The show cause notices issued to three television channels by the Ministry of Information and Broadcasting on Friday for their >coverage of the Yakub Memon issue and events in the run-up to his execution, are unwarranted and have little basis in law. The notices were issued to NDTV 24X7, ABP News and Aaj Tak, for alleged defamation and aspersions cast by them against the integrity of the President and the judiciary. A perusal of the content under question shows only critical discussion by individuals of the judgment dismissing the mercy petition. There was nothing there amounting to defamation or contempt of court, nor was any aspersion cast on the office of the President beyond mere criticism of the decision to reject the mercy petition. Yakub Memon’s execution led to >widespread debate on the issue of capital punishment and on whether his crimes deserved the highest punishment, apart from questions over what many felt were procedural lapses in the handling of his mercy petitions. Criticism of the President’s actions and of court judgments are normal in the public discourse and are an integral part of the freedom of expression guaranteed under Article 19 1(a) of the Constitution. The claim made in the notices that the broadcasts by two of the channels were likely to incite violence or promote anti-national attitudes is also a specious one as registering a contrarian opinion about death penalty is not by itself inflammatory or seditious. For the I&B Ministry to send a notice demanding a reply from the channels, which if not received would invite penal provisions leading to the suspension of permissions, is an outrageous overreach of its powers.

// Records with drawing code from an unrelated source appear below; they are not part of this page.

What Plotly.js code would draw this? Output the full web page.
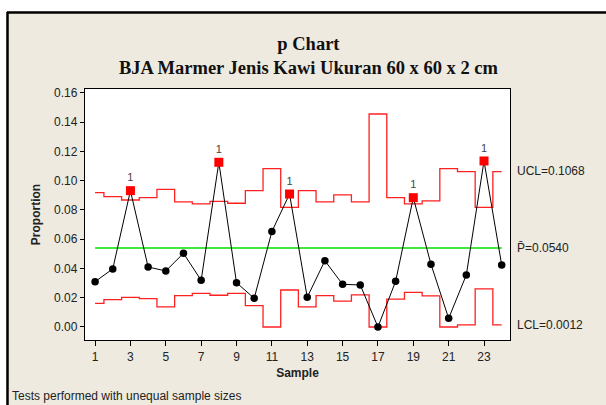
<!DOCTYPE html>
<html>
<head>
<meta charset="utf-8">
<script src="https://cdn.plot.ly/plotly-3.0.1.min.js"></script>
<style>html,body{margin:0;padding:0;background:#fff;}#chart{width:606px;height:405px;}</style>
</head>
<body>
<div id="chart"></div>
<script>
// ---- data ----
const samples = [1,2,3,4,5,6,7,8,9,10,11,12,13,14,15,16,17,18,19,20,21,22,23,24];
const proportion = [0.0310,0.0397,0.0932,0.0410,0.0383,0.0504,0.0319,0.1126,0.0303,0.0196,0.0652,0.0909,
                    0.0203,0.0453,0.0292,0.0287,0.0000,0.0312,0.0884,0.0429,0.0059,0.0356,0.1135,0.0424];
const ucl = [0.0918,0.0891,0.0868,0.0884,0.0941,0.0855,0.0841,0.0859,0.0846,0.0932,0.1082,0.0818,
             0.0932,0.0855,0.0903,0.0855,0.1456,0.0884,0.0841,0.0862,0.1082,0.1062,0.0818,0.1062];
const lcl = [0.0162,0.0187,0.0203,0.0194,0.0137,0.0214,0.0230,0.0217,0.0230,0.0146,0.0000,0.0253,
             0.0137,0.0214,0.0177,0.0219,0.0000,0.0190,0.0237,0.0212,0.0000,0.0015,0.0260,0.0015];
const pBar = 0.0540;
const uclLabelValue = 0.1068;
const lclLabelValue = 0.0012;
const flaggedSamples = [3,8,12,19,23];
const yTickVals = [0,0.02,0.04,0.06,0.08,0.10,0.12,0.14,0.16];
const xTickVals = [1,3,5,7,9,11,13,15,17,19,21,23];

const flaggedP = flaggedSamples.map(s => proportion[samples.indexOf(s)]);
const centerX = [samples[0], samples[samples.length-1]];
const centerY = [pBar, pBar];

const sans = 'Liberation Sans, Arial, sans-serif';
const narrow = 'Liberation Sans Narrow, Liberation Sans, Arial, sans-serif';

const traces = [
  {x: samples, y: ucl, mode:'lines', line:{shape:'hvh', color:'#ff2020', width:1.3}, hoverinfo:'skip'},
  {x: samples, y: lcl, mode:'lines', line:{shape:'hvh', color:'#ff2020', width:1.3}, hoverinfo:'skip'},
  {x: centerX, y: centerY, mode:'lines', line:{color:'#00e000', width:1.3}, hoverinfo:'skip'},
  {x: samples, y: proportion, mode:'lines+markers', line:{color:'black', width:1},
   marker:{symbol:'circle', size:7.5, color:'black'}},
  {x: flaggedSamples, y: flaggedP, mode:'markers+text', text: flaggedSamples.map(()=> '1'),
   textposition:'top center', textfont:{family:sans, size:11, color:'#444444'},
   marker:{symbol:'square', size:9, color:'#ff0000', line:{width:0}}}
];

const W=606, H=405, L=85, R=96, T=89, B=65;
const pw = W-L-R, ph = H-T-B;
const px = v => (v - L)/pw;
const py = v => (H - B - v)/ph;

const layout = {
  width: W, height: H,
  margin:{l:L, r:R, t:T, b:B, pad:0},
  paper_bgcolor:'#eeeae0',
  plot_bgcolor:'#ffffff',
  showlegend:false,
  font:{family:sans, size:12, color:'#222'},
  xaxis:{
    range:[0.43, 24.47], tickvals:xTickVals, ticks:'outside', ticklen:5, tickcolor:'#000',
    showgrid:false, zeroline:false, showline:true, linecolor:'#000', linewidth:1.2, mirror:true,
    tickfont:{family:narrow, size:12, color:'#222'},
    title:{text:'<b>Sample</b>', font:{family:narrow, size:12, color:'#222'}, standoff:6}
  },
  yaxis:{
    range:[-0.0089, 0.1627], tickvals:yTickVals, tickformat:'.2f', ticks:'outside', ticklen:4, tickcolor:'#000',
    showgrid:false, zeroline:false, showline:true, linecolor:'#000', linewidth:1.2, mirror:true,
    tickfont:{family:sans, size:12, color:'#222'},
    title:{text:'<b>Proportion</b>', font:{family:sans, size:12, color:'#222'}, standoff:10}
  },
  shapes:[
    {type:'rect', xref:'paper', yref:'paper', x0:-1, x1:2, y0:py(11), y1:2, fillcolor:'#ffffff', line:{width:0}, layer:'below'},
    {type:'rect', xref:'paper', yref:'paper', x0:-1, x1:px(6), y0:-1, y1:2, fillcolor:'#ffffff', line:{width:0}, layer:'below'},
    {type:'line', xref:'paper', yref:'paper', x0:px(7), x1:2, y0:py(12.5), y1:py(12.5), line:{color:'#000', width:2.5}},
    {type:'line', xref:'paper', yref:'paper', x0:px(7.5), x1:px(7.5), y0:-1, y1:py(12), line:{color:'#000', width:2.5}}
  ],
  annotations:[
    {xref:'paper', yref:'paper', x:px(308), y:py(56), xanchor:'center', yanchor:'middle', showarrow:false,
     text:'<b>p Chart</b><br><b>BJA Marmer Jenis Kawi Ukuran 60 x 60 x 2 cm</b>',
     font:{family:'Liberation Serif, Times New Roman, serif', size:18.5, color:'#111'}},
    {xref:'paper', yref:'y', x:px(515), y:uclLabelValue, xanchor:'left', yanchor:'middle', showarrow:false,
     text:'UCL=' + uclLabelValue.toFixed(4), font:{family:sans, size:12, color:'#222'}},
    {xref:'paper', yref:'y', x:px(515), y:pBar, xanchor:'left', yanchor:'middle', showarrow:false,
     text:'P\u0304=' + pBar.toFixed(4), font:{family:sans, size:12, color:'#222'}},
    {xref:'paper', yref:'y', x:px(515), y:lclLabelValue, xanchor:'left', yanchor:'middle', showarrow:false,
     text:'LCL=' + lclLabelValue.toFixed(4), font:{family:sans, size:12, color:'#222'}},
    {xref:'paper', yref:'paper', x:px(10), y:py(396), xanchor:'left', yanchor:'middle', showarrow:false,
     text:'Tests performed with unequal sample sizes', font:{family:sans, size:12, color:'#222'}}
  ]
};

Plotly.newPlot('chart', traces, layout, {displayModeBar:false, staticPlot:true});
</script>
</body>
</html>
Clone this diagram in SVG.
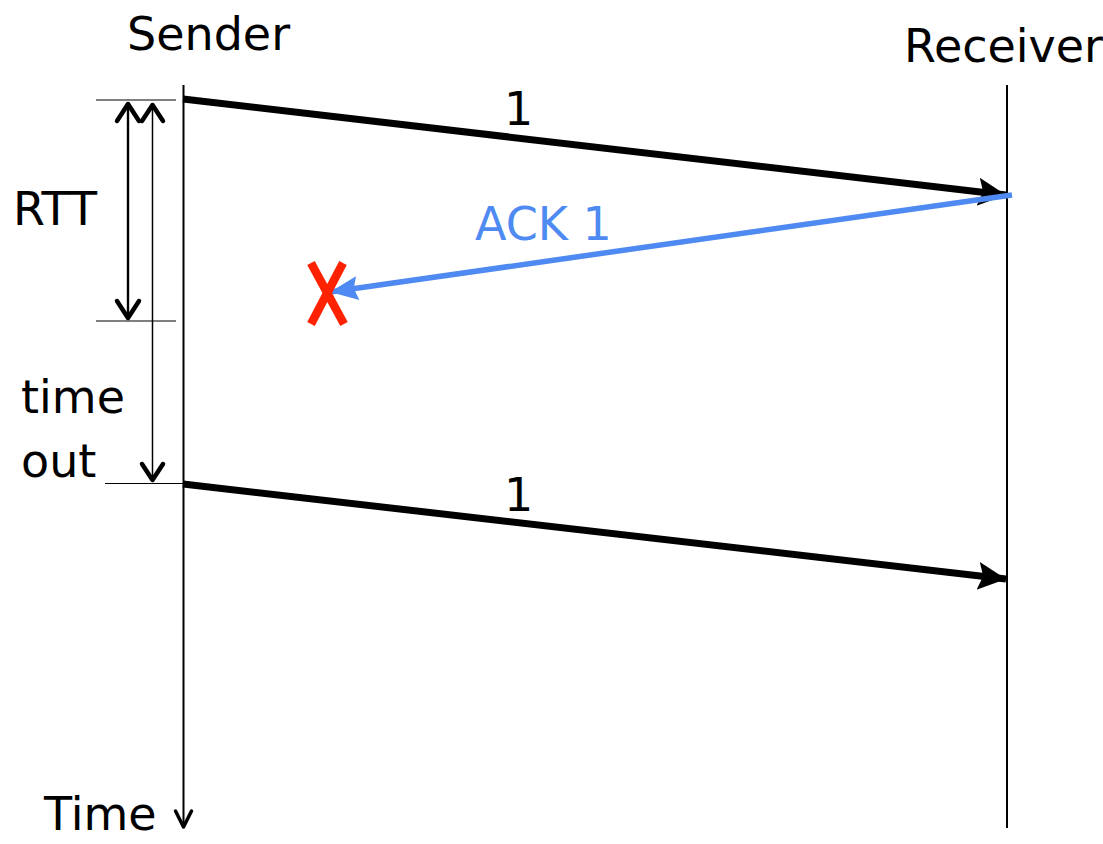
<svg xmlns="http://www.w3.org/2000/svg" width="1103" height="844" viewBox="0 0 1103 844">
<style>
text{font-family:"DejaVu Sans",sans-serif;font-size:46px;fill:#000}
.ack{fill:#4f8af2}
.thin{stroke:#000;stroke-width:1.2;fill:none}
.life{stroke:#000;stroke-width:2;fill:none}
.open{stroke:#000;fill:none;stroke-linecap:round;stroke-linejoin:round}
</style>
<defs>
<marker id="fillB" markerUnits="userSpaceOnUse" markerWidth="32" markerHeight="32" refX="28" refY="14" orient="auto" viewBox="0 0 32 28"><path d="M0,0 L28,14 L0,28 L5,14 Z" fill="#000"/></marker>
<marker id="fillA" markerUnits="userSpaceOnUse" markerWidth="32" markerHeight="32" refX="28" refY="12" orient="auto" viewBox="0 0 32 24"><path d="M0,0 L28,12 L0,24 L4,12 Z" fill="#4f8af2"/></marker>
</defs>
<g id="sender">
<text x="127" y="50">Sender</text>
<line class="life" x1="183.5" y1="85" x2="183.5" y2="828"/>
<polyline class="open" stroke-width="3.5" points="175.5,811 183.5,827 191.5,811"/>
<text x="44" y="830">Time</text>
</g>
<g id="receiver">
<text x="904" y="62">Receiver</text>
<line class="life" x1="1007" y1="85" x2="1007" y2="828"/>
</g>
<g id="timing">
<line class="thin" x1="96" y1="100" x2="176" y2="100"/>
<line class="thin" x1="96" y1="321" x2="176" y2="321"/>
<line class="thin" x1="105" y1="483.5" x2="183" y2="483.5"/>
<line stroke="#000" stroke-width="2.4" x1="128" y1="103" x2="128" y2="318"/>
<polyline class="open" stroke-width="4.5" points="117,121 128,104 139,121"/>
<polyline class="open" stroke-width="4.5" points="117,301 128,318 139,301"/>
<line stroke="#000" stroke-width="1.5" x1="152.5" y1="103" x2="152.5" y2="481"/>
<polyline class="open" stroke-width="4.5" points="142,121 152.5,105 163,121"/>
<polyline class="open" stroke-width="4.5" points="142,464 152.5,480 163,464"/>
<text x="13" y="225">RTT</text>
<text x="21" y="413">time</text>
<text x="21" y="477">out</text>
</g>
<g id="connectors">
<line stroke="#000" stroke-width="7" x1="183" y1="99" x2="1006" y2="195" marker-end="url(#fillB)"/>
<line stroke="#000" stroke-width="7" x1="183" y1="484" x2="1006" y2="579" marker-end="url(#fillB)"/>
<line stroke="#4f8af2" stroke-width="5.5" x1="1012" y1="195" x2="330" y2="292" marker-end="url(#fillA)"/>
</g>
<g id="labels">
<text x="504" y="125">1</text>
<text x="504" y="511">1</text>
<text class="ack" x="475" y="240">ACK 1</text>
</g>
<g id="lost">
<line stroke="#ff2200" stroke-width="8.5" x1="311" y1="263" x2="344" y2="324"/>
<line stroke="#ff2200" stroke-width="8.5" x1="343" y1="263" x2="311" y2="324"/>
</g>
</svg>
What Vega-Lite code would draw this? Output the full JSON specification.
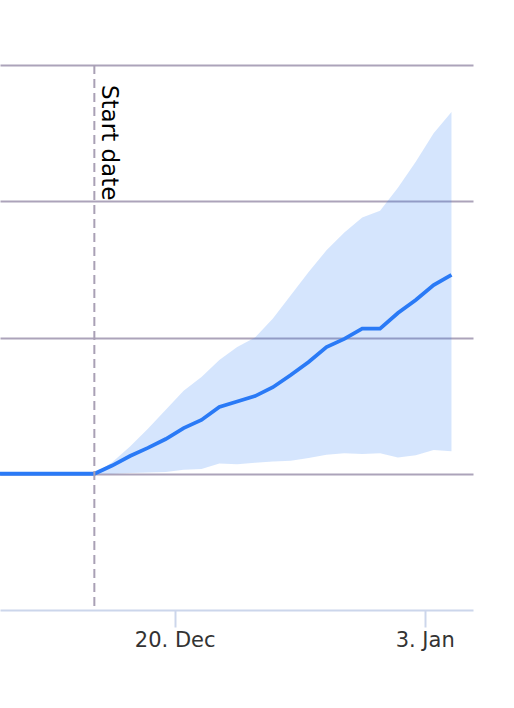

The section on the programme code of the Cable Television Networks Rules, 1994 that has been invoked to send the notices has clauses that are too broad and that could be misused as in the present cases. While print publications in India have been allowed a wide degree of freedom of expression in consonance with the constitutional provisions, broadcast channels have not been given the same leeway as in addition to the general laws they are also governed by the broadcast code that regulates content. The logic behind this distinction is that the audio-visual medium has greater and more instantaneous impact than print. Also, the licensing of the broadcast spectrum, which is a public resource, gives the government the authority to lay down additional restrictions. Yet the distinction appears invidious, and there is no reason why the broadcast medium should be subjected to more stringent restrictions than print. Both types of media serve the same purpose of informing and promoting public discussions of issues, necessary in a democratic society. It is dangerous for the power to regulate broadcasting to be vested in the I&B Ministry that can block content that is not to the liking of the government, using the broadly framed content code. The distinction between the print and broadcast media should be removed and the broadcast medium allowed in full the freedom of expression guaranteed under the Constitution.